- What this task involves: Transcribe every line exactly. Leave the pictures behind.

- Material shown:

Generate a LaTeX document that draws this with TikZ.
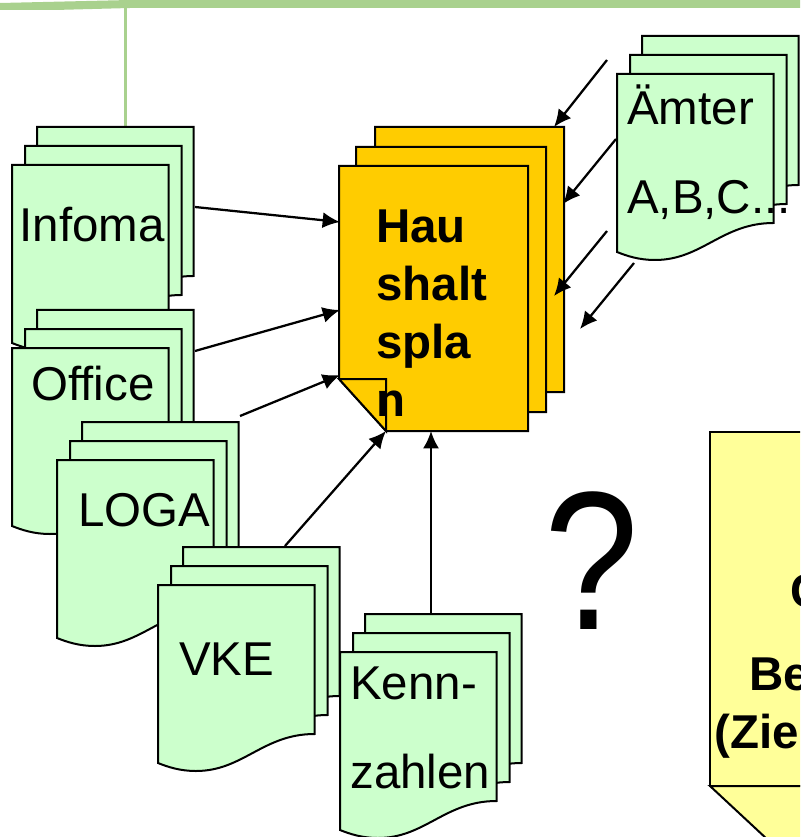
\documentclass[tikz,border=0pt]{standalone}
\usepackage{fontspec}
\setmainfont{Liberation Sans}
\usepackage{xcolor}
\usepackage{tikz}
\usetikzlibrary{arrows.meta}
\definecolor{sheetgreen}{HTML}{CCFFCC}
\definecolor{planorange}{HTML}{FFCC00}
\definecolor{noteyellow}{HTML}{FFFF99}
\definecolor{bargreen}{HTML}{A9D18E}
\tikzset{
  sheetline/.style={draw=black,line width=1.5pt,line join=miter},
  linkarrow/.style={line width=1.7pt,-{Latex[length=13pt,width=12pt]}},
  doclabel/.style={anchor=north west,inner sep=0.75pt,align=left,font=\fontsize{35.6}{66.5}\selectfont},
  boldlabel/.style={anchor=north west,inner sep=0.75pt,align=left,font=\fontsize{35.6}{43.5}\selectfont\bfseries},
}
\newcommand{\docsheet}[2]{%
  \draw[sheetline,fill=sheetgreen,shift={(#1,#2)}] (0,0) -- (156.5,0) -- (156.5,149)
    .. controls (105,149) and (85,186) .. (38,186) .. controls (22,186) and (10,182) .. (0,178) -- cycle;}
\newcommand{\docstack}[2]{%
  \begin{scope}[shift={(#1,#2)}]
    \docsheet{25}{-38}
    \docsheet{13}{-19}
    \docsheet{0}{0}
  \end{scope}}
\begin{document}
\begin{tikzpicture}[x=0.75pt,y=0.75pt,yscale=-1,xscale=1]
\useasboundingbox (0,0) rectangle (800,837);
\clip (0,0) rectangle (800,837);

% Top bar and its stem
\fill[bargreen] (0,3) -- (130,0) -- (800,0) -- (800,8) -- (130,8) -- (55,10) -- (0,10) -- cycle;
\coordinate (barstem) at (125.5,8);
\coordinate (infomatop) at (125.5,127);
\draw[bargreen,line width=1.6pt] (barstem) -- (infomatop);

% Document stacks
\docstack{12}{165}
\docstack{12}{348}
\docstack{57}{460}
\docstack{158}{585}
\docstack{340}{652}
\docstack{617}{74}

% Budget plan
\draw[sheetline,fill=planorange] (375,127) -- (564,127) -- (564,392) -- (422,392) -- (375,340) -- cycle;
\draw[sheetline,fill=planorange] (356,147) -- (546,147) -- (546,412) -- (403,412) -- (356,360) -- cycle;
\draw[sheetline,fill=planorange] (339,166) -- (528,166) -- (528,431) -- (386,431) -- (339,379) -- cycle;
\draw[sheetline,fill=planorange] (339,379) -- (386,379) -- (386,431) -- cycle;

% Goals box
\draw[sheetline,fill=noteyellow] (710,432) -- (820,432) -- (820,786) -- (710,786) -- cycle;
\draw[sheetline,fill=noteyellow] (710,786) -- (768,840) -- (820,840) -- (820,786) -- cycle;

% Text Node
\draw (18.5,205.5) node [doclabel] (infoma) {Infoma};
% Text Node
\draw (30,365) node [doclabel] (office) {Office};
% Text Node
\draw (77,492) node [doclabel] (loga) {LOGA};
% Text Node
\draw (178,642) node [doclabel] (vke) {VKE};
% Text Node
\draw (349,666) node [doclabel] (kenn) {Kenn-\\zahlen};
% Text Node
\draw (626,84) node [doclabel] (aemter) {Ämter\\A,B,C...};
% Text Node
\draw (375,209) node [boldlabel] (plan) {Hau\\shalt\\spla\\n};
% Text Node
\draw (543,490) node [anchor=north west,inner sep=0.75pt,font=\fontsize{148}{148}\selectfont] (query) {\scalebox{0.86}[1]{?}};
% Text Node
\draw (789,573) node [boldlabel] (goalc) {C};
% Text Node
\draw (748,657) node [boldlabel] (goalb) {Be};
% Text Node
\draw (713,713) node [boldlabel] (goalz) {(Zie};

% Arrow ends
\coordinate (infomaout) at (195,207);
\coordinate (infomain) at (340,222);
\coordinate (officeout) at (195,351);
\coordinate (officein) at (340,310);
\coordinate (logaout) at (240,416);
\coordinate (logain) at (340,375);
\coordinate (vkeout) at (285,546);
\coordinate (vkein) at (386,431);
\coordinate (kennout) at (431,614);
\coordinate (kennin) at (431,431);
\coordinate (aemterouta) at (607,60);
\coordinate (aemterina) at (554,127);
\coordinate (aemteroutb) at (616,139);
\coordinate (aemterinb) at (563,204);
\coordinate (aemteroutc) at (607,231);
\coordinate (aemterinc) at (554,296);
\coordinate (aemteroutd) at (634,263);
\coordinate (aemterind) at (580,329);

\draw[linkarrow] (infomaout) -- (infomain);
\draw[linkarrow] (officeout) -- (officein);
\draw[linkarrow] (logaout) -- (logain);
\draw[linkarrow] (vkeout) -- (vkein);
\draw[linkarrow] (kennout) -- (kennin);
\draw[linkarrow] (aemterouta) -- (aemterina);
\draw[linkarrow] (aemteroutb) -- (aemterinb);
\draw[linkarrow] (aemteroutc) -- (aemterinc);
\draw[linkarrow] (aemteroutd) -- (aemterind);

\end{tikzpicture}
\end{document}
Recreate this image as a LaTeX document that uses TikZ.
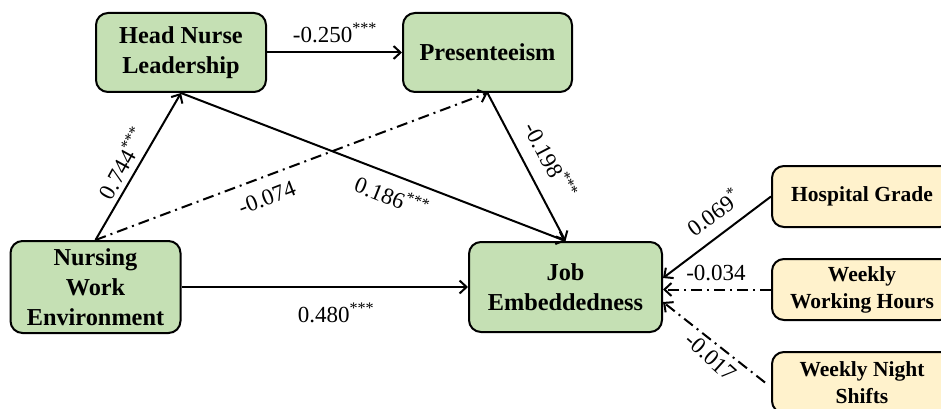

- Written response:
Generate a LaTeX document that draws this with TikZ.
\documentclass[tikz,border=0pt]{standalone}
\usepackage{fontspec}
\setmainfont{Liberation Sans}
\usepackage{xcolor}
\usepackage{tikz}
\usetikzlibrary{arrows.meta}
\definecolor{sheetgreen}{HTML}{CCFFCC}
\definecolor{planorange}{HTML}{FFCC00}
\definecolor{noteyellow}{HTML}{FFFF99}
\definecolor{bargreen}{HTML}{A9D18E}
\tikzset{
  sheetline/.style={draw=black,line width=1.5pt,line join=miter},
  linkarrow/.style={line width=1.7pt,-{Latex[length=13pt,width=12pt]}},
  doclabel/.style={anchor=north west,inner sep=0.75pt,align=left,font=\fontsize{35.6}{66.5}\selectfont},
  boldlabel/.style={anchor=north west,inner sep=0.75pt,align=left,font=\fontsize{35.6}{43.5}\selectfont\bfseries},
}
\newcommand{\docsheet}[2]{%
  \draw[sheetline,fill=sheetgreen,shift={(#1,#2)}] (0,0) -- (156.5,0) -- (156.5,149)
    .. controls (105,149) and (85,186) .. (38,186) .. controls (22,186) and (10,182) .. (0,178) -- cycle;}
\newcommand{\docstack}[2]{%
  \begin{scope}[shift={(#1,#2)}]
    \docsheet{25}{-38}
    \docsheet{13}{-19}
    \docsheet{0}{0}
  \end{scope}}
\begin{document}
\begin{tikzpicture}[x=0.75pt,y=0.75pt,yscale=-1,xscale=1]
\useasboundingbox (0,0) rectangle (800,837);
\clip (0,0) rectangle (800,837);

% Top bar and its stem
\fill[bargreen] (0,3) -- (130,0) -- (800,0) -- (800,8) -- (130,8) -- (55,10) -- (0,10) -- cycle;
\coordinate (barstem) at (125.5,8);
\coordinate (infomatop) at (125.5,127);
\draw[bargreen,line width=1.6pt] (barstem) -- (infomatop);

% Document stacks
\docstack{12}{165}
\docstack{12}{348}
\docstack{57}{460}
\docstack{158}{585}
\docstack{340}{652}
\docstack{617}{74}

% Budget plan
\draw[sheetline,fill=planorange] (375,127) -- (564,127) -- (564,392) -- (422,392) -- (375,340) -- cycle;
\draw[sheetline,fill=planorange] (356,147) -- (546,147) -- (546,412) -- (403,412) -- (356,360) -- cycle;
\draw[sheetline,fill=planorange] (339,166) -- (528,166) -- (528,431) -- (386,431) -- (339,379) -- cycle;
\draw[sheetline,fill=planorange] (339,379) -- (386,379) -- (386,431) -- cycle;

% Goals box
\draw[sheetline,fill=noteyellow] (710,432) -- (820,432) -- (820,786) -- (710,786) -- cycle;
\draw[sheetline,fill=noteyellow] (710,786) -- (768,840) -- (820,840) -- (820,786) -- cycle;

% Text Node
\draw (18.5,205.5) node [doclabel] (infoma) {Infoma};
% Text Node
\draw (30,365) node [doclabel] (office) {Office};
% Text Node
\draw (77,492) node [doclabel] (loga) {LOGA};
% Text Node
\draw (178,642) node [doclabel] (vke) {VKE};
% Text Node
\draw (349,666) node [doclabel] (kenn) {Kenn-\\zahlen};
% Text Node
\draw (626,84) node [doclabel] (aemter) {Ämter\\A,B,C...};
% Text Node
\draw (375,209) node [boldlabel] (plan) {Hau\\shalt\\spla\\n};
% Text Node
\draw (543,490) node [anchor=north west,inner sep=0.75pt,font=\fontsize{148}{148}\selectfont] (query) {\scalebox{0.86}[1]{?}};
% Text Node
\draw (789,573) node [boldlabel] (goalc) {C};
% Text Node
\draw (748,657) node [boldlabel] (goalb) {Be};
% Text Node
\draw (713,713) node [boldlabel] (goalz) {(Zie};

% Arrow ends
\coordinate (infomaout) at (195,207);
\coordinate (infomain) at (340,222);
\coordinate (officeout) at (195,351);
\coordinate (officein) at (340,310);
\coordinate (logaout) at (240,416);
\coordinate (logain) at (340,375);
\coordinate (vkeout) at (285,546);
\coordinate (vkein) at (386,431);
\coordinate (kennout) at (431,614);
\coordinate (kennin) at (431,431);
\coordinate (aemterouta) at (607,60);
\coordinate (aemterina) at (554,127);
\coordinate (aemteroutb) at (616,139);
\coordinate (aemterinb) at (563,204);
\coordinate (aemteroutc) at (607,231);
\coordinate (aemterinc) at (554,296);
\coordinate (aemteroutd) at (634,263);
\coordinate (aemterind) at (580,329);

\draw[linkarrow] (infomaout) -- (infomain);
\draw[linkarrow] (officeout) -- (officein);
\draw[linkarrow] (logaout) -- (logain);
\draw[linkarrow] (vkeout) -- (vkein);
\draw[linkarrow] (kennout) -- (kennin);
\draw[linkarrow] (aemterouta) -- (aemterina);
\draw[linkarrow] (aemteroutb) -- (aemterinb);
\draw[linkarrow] (aemteroutc) -- (aemterinc);
\draw[linkarrow] (aemteroutd) -- (aemterind);

\end{tikzpicture}
\end{document}
Recreate this image as a LaTeX document that uses TikZ.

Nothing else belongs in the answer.